What happened

Tuesday morning was looking like a rough day for cruise industry investors. Carnival Corporation (CCL 1.13%) (CUK 1.65%) had just announced a new $1 billion capital raise -- on top of $3.5 billion raised just two weeks ago -- highlighting the industry's need for cash and raising new worries that the recession might not end soon.

But then, a miracle happened.

In response to bullish news that Carnival rival Royal Caribbean (RCL 2.15%) has "seen a 30% increase in new bookings since the beginning of the year when compared to November and December" (according to its CFO, Jason Liberty), Deutsche Bank suddenly said it saw "many" reasons to be optimistic, and raised its price target on Royal Caribbean stock to $79 a share. Then J.P. Morgan agreed, raising its price target to $100. And all of a sudden, the cruise stocks turned around. Carnival, Royal Caribbean, and Norwegian Cruise Line Holdings (NCLH 1.37%), too, ended Tuesday on a high note.    

And they're riding higher again today.
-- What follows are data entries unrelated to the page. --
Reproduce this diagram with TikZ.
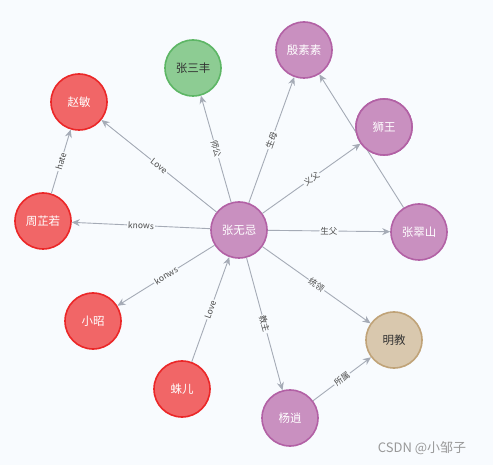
\documentclass[tikz,border=0pt]{standalone}
\usepackage{fontspec}
\setmainfont{Noto Sans CJK SC}
\usetikzlibrary{arrows.meta}
\definecolor{bg}{HTML}{F8FBFE}
\definecolor{edgec}{HTML}{A5ABB6}
\definecolor{purpf}{HTML}{C990C0}
\definecolor{purps}{HTML}{B261A5}
\definecolor{greenf}{HTML}{8DCC93}
\definecolor{greens}{HTML}{5DB665}
\definecolor{redf}{HTML}{F16667}
\definecolor{reds}{HTML}{EB2728}
\definecolor{tanf}{HTML}{D9C8AE}
\definecolor{tans}{HTML}{C0A378}
\tikzset{
  x=1pt,y=-1pt,
  ent/.style={circle,minimum size=56pt,inner sep=0pt,line width=1.6pt,font=\fontsize{11.5}{13}\selectfont},
  purp/.style={ent,fill=purpf,draw=purps,text=white},
  grn/.style={ent,fill=greenf,draw=greens,text=black!80},
  red/.style={ent,fill=redf,draw=reds,text=white},
  tan/.style={ent,fill=tanf,draw=tans,text=black!80},
  rel/.style={draw=edgec,line width=0.9pt,-{Stealth[length=8pt,width=7pt]}},
  lab/.style={fill=bg,inner sep=1pt,font=\fontsize{8.5}{9}\selectfont,text=black!70,sloped,midway}
}
\begin{document}
\begin{tikzpicture}
\fill[bg] (0,0) rectangle (493,465);
\useasboundingbox (0,0) rectangle (493,465);
\node[purp] (zwj) at (239,230) {张无忌};
\node[grn] (zsf) at (193,68) {张三丰};
\node[purp] (yss) at (304,50) {殷素素};
\node[purp] (sw) at (384,127) {狮王};
\node[purp] (zcs) at (419,232) {张翠山};
\node[tan] (mj) at (394,340) {明教};
\node[purp] (yx) at (290,418) {杨逍};
\node[red] (ze) at (182,389) {蛛儿};
\node[red] (xz) at (93,321) {小昭};
\node[red] (zzr) at (43,221) {周芷若};
\node[red] (zm) at (79,102) {赵敏};
\draw[rel] (zcs) -- (yss);
\draw[rel] (zwj) -- node[lab]{Love} (zm);
\draw[rel] (zwj) -- node[lab]{师公} (zsf);
\draw[rel] (zwj) -- node[lab]{生母} (yss);
\draw[rel] (zwj) -- node[lab]{义父} (sw);
\draw[rel] (zwj) -- node[lab]{生父} (zcs);
\draw[rel] (zwj) -- node[lab]{统领} (mj);
\draw[rel] (zwj) -- node[lab]{教主} (yx);
\draw[rel] (yx) -- node[lab]{所属} (mj);
\draw[rel] (zwj) -- node[lab]{knows} (zzr);
\draw[rel] (zwj) -- node[lab]{konws} (xz);
\draw[rel] (ze) -- node[lab]{Love} (zwj);
\draw[rel] (zzr) -- node[lab]{hate} (zm);
\node[purp] (sw2) at (sw) {狮王};
\node[font=\fontsize{13}{15}\selectfont,text=black!40,anchor=center] (wm) at (422,448) {CSDN @小邹子};
\end{tikzpicture}
\end{document}
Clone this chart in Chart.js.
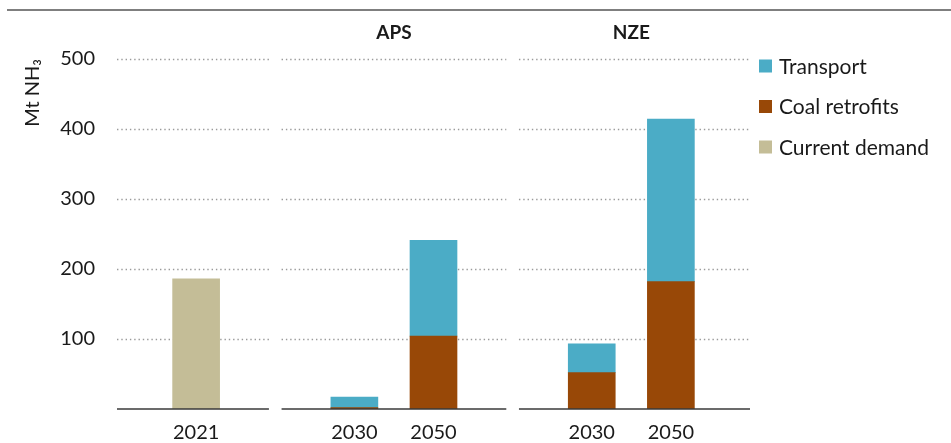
<!DOCTYPE html>
<html>
<head>
<meta charset="utf-8">
<script src="https://cdn.jsdelivr.net/npm/chart.js@4.4.1/dist/chart.umd.min.js"></script>
<style>
  html, body { margin: 0; padding: 0; background: #ffffff; }
  #wrap { width: 951px; height: 443px; position: relative; }
</style>
</head>
<body>
<div id="wrap"><canvas id="chart" width="951" height="443"></canvas></div>
<script>
// Ammonia demand by use (Mt NH3)
const categories = ['2021', '2030', '2050', '2030', '2050'];
const panelOf = [0, 1, 1, 2, 2];
const panelTitles = ['', 'APS', 'NZE'];
const currentDemand = [186, null, null, null, null];
const coalRetrofits = [null, 2, 104, 52, 182];
const transport = [null, 15, 137, 41, 232];
const yTicks = [100, 200, 300, 400, 500];

const COLORS = {
  transport: '#4BACC6',
  coal: '#984807',
  current: '#C4BD97',
  grid: '#9a9a9a',
  base: '#3a3a3a',
  rule: '#7f7f7f',
  text: '#1a1a1a'
};
const FONT = "Lato, 'Open Sans', 'Noto Sans', sans-serif";

// Category axis with an empty slot before, between and after the panels
const labels = [''];
const slotOf = [];
categories.forEach((c, i) => {
  if (i > 0 && panelOf[i] !== panelOf[i - 1]) labels.push('');
  slotOf.push(labels.length);
  labels.push(c);
});
labels.push('');
const spread = arr => {
  const out = labels.map(() => null);
  arr.forEach((v, i) => { out[slotOf[i]] = v; });
  return out;
};

// Slot range covered by each panel (fractional category units)
const panelCount = panelTitles.length;
const lastSlot = labels.length - 1;
const panels = [];
for (let p = 0; p < panelCount; p++) {
  const idx = slotOf.filter((s, i) => panelOf[i] === p);
  const first = Math.min(...idx), last = Math.max(...idx);
  panels.push({
    start: p === 0 ? 0 : first - 0.92,
    end: p === panelCount - 1 ? lastSlot : last + 0.92,
    mid: (first + last) / 2,
    title: panelTitles[p]
  });
}

const datasets = [
  { label: 'Current demand', data: spread(currentDemand), backgroundColor: COLORS.current },
  { label: 'Coal retrofits', data: spread(coalRetrofits), backgroundColor: COLORS.coal },
  { label: 'Transport', data: spread(transport), backgroundColor: COLORS.transport }
];

const panelPlugin = {
  id: 'panelDecor',
  beforeDatasetsDraw(chart) {
    const { ctx, scales: { x, y } } = chart;
    ctx.save();
    // top rule
    ctx.fillStyle = COLORS.rule;
    ctx.fillRect(7, 9, 944, 2);
    // dotted gridlines per panel
    ctx.strokeStyle = COLORS.grid;
    ctx.lineWidth = 1.6;
    ctx.setLineDash([1.4, 2.9]);
    yTicks.forEach(v => {
      const py = Math.round(y.getPixelForValue(v)) + 0.5;
      panels.forEach(p => {
        ctx.beginPath();
        ctx.moveTo(x.getPixelForValue(p.start), py);
        ctx.lineTo(x.getPixelForValue(p.end), py);
        ctx.stroke();
      });
    });
    ctx.restore();
  },
  afterDatasetsDraw(chart) {
    const { ctx, scales: { x, y } } = chart;
    ctx.save();
    // baseline per panel
    ctx.strokeStyle = COLORS.base;
    ctx.lineWidth = 1.5;
    const by = y.getPixelForValue(0);
    panels.forEach(p => {
      ctx.beginPath();
      ctx.moveTo(x.getPixelForValue(p.start), by);
      ctx.lineTo(x.getPixelForValue(p.end), by);
      ctx.stroke();
    });
    // panel titles
    ctx.fillStyle = COLORS.text;
    ctx.font = "bold 19px " + FONT;
    ctx.textAlign = 'center';
    ctx.textBaseline = 'middle';
    panels.forEach(p => {
      if (p.title) ctx.fillText(p.title, x.getPixelForValue(p.mid), 33);
    });
    // legend (top of stack first)
    ctx.font = "21px " + FONT;
    ctx.textAlign = 'left';
    const items = chart.data.datasets.slice().reverse();
    items.forEach((ds, i) => {
      const cy = 66 + i * 40.5;
      ctx.fillStyle = ds.backgroundColor;
      ctx.fillRect(759, cy - 6.5, 13, 13);
      ctx.fillStyle = COLORS.text;
      ctx.fillText(ds.label, 779, cy + 1);
    });
    ctx.restore();
  }
};

new Chart(document.getElementById('chart'), {
  type: 'bar',
  data: { labels, datasets },
  options: {
    responsive: false,
    animation: false,
    layout: { padding: { top: 59, right: 201, left: 0, bottom: 0 } },
    datasets: { bar: { barThickness: 47, borderWidth: 0 } },
    plugins: { legend: { display: false }, tooltip: { enabled: false } },
    scales: {
      x: {
        stacked: true,
        offset: false,
        grid: { display: false, drawTicks: false },
        border: { display: false },
        ticks: {
          autoSkip: false, maxRotation: 0, padding: 12,
          color: COLORS.text, font: { family: FONT, size: 20 }
        },
        afterFit(s) { s.height = 31; }
      },
      y: {
        stacked: true,
        min: 0,
        max: 500,
        grid: { display: false, drawTicks: false },
        border: { display: false },
        afterBuildTicks(s) { s.ticks = yTicks.map(v => ({ value: v })); },
        ticks: { padding: 22, color: COLORS.text, font: { family: FONT, size: 20 } },
        title: {
          display: true, text: 'Mt NH₃', align: 'end',
          color: COLORS.text, font: { family: FONT, size: 20 },
          padding: { top: 21, bottom: 0 }
        },
        afterFit(s) { s.width = 117; }
      }
    }
  },
  plugins: [panelPlugin]
});
</script>
</body>
</html>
As of 10:20 a.m. EST Wednesday, Carnival stock is up 3.3%, Royal Caribbean 5.7%, and Norwegian 6.6%. Partially, I suspect this is a continued reaction to the positive commentary out of Wall Street yesterday. But it may also be in anticipation of more good news from the next cruise stock to report earnings: Norwegian Cruise Line Holdings.

3 ships racing across a blue sea

Image source: Getty Images.

So what

On Monday, Royal Caribbean said it thinks the U.S. Centers for Disease Control could be only a few days away from releasing technical regulations that permit cruise lines to begin "trial" voyages with volunteer passengers, testing the waters to see if it's safe to resume cruising regularly again. Norwegian Cruise Line Holdings will be next to report earnings, Thursday morning, and that company should have an opportunity to provide even more detail on the status of the CDC's regulations.

Now what

Norwegian will also, of course, report its earnings. Investors aren't expecting much good on that front: $2.17 per share in losses and a 99.8% decline in sales year over year. But more important than that, Norwegian should also update investors on its financial health and its ability to survive until cruising resumes in earnest.  

Specifically, investors will want to see the status of Norwegian's cash reserves and cash burn rate -- which could potentially provide more good news such as Carnival gave us last month. To recap, at last report:    

  • Carnival had tamped down its cash burn rate from $530 million a month to an even $500 million.
  • Royal Caribbean is still steady at about $270 million a month.
  • And now we just need to find out if Norwegian is still burning $175 million a month -- or better, or worse.

Whether today's cruise stock rally continues into Thursday may well depend on how much good news Norwegian can give us tomorrow.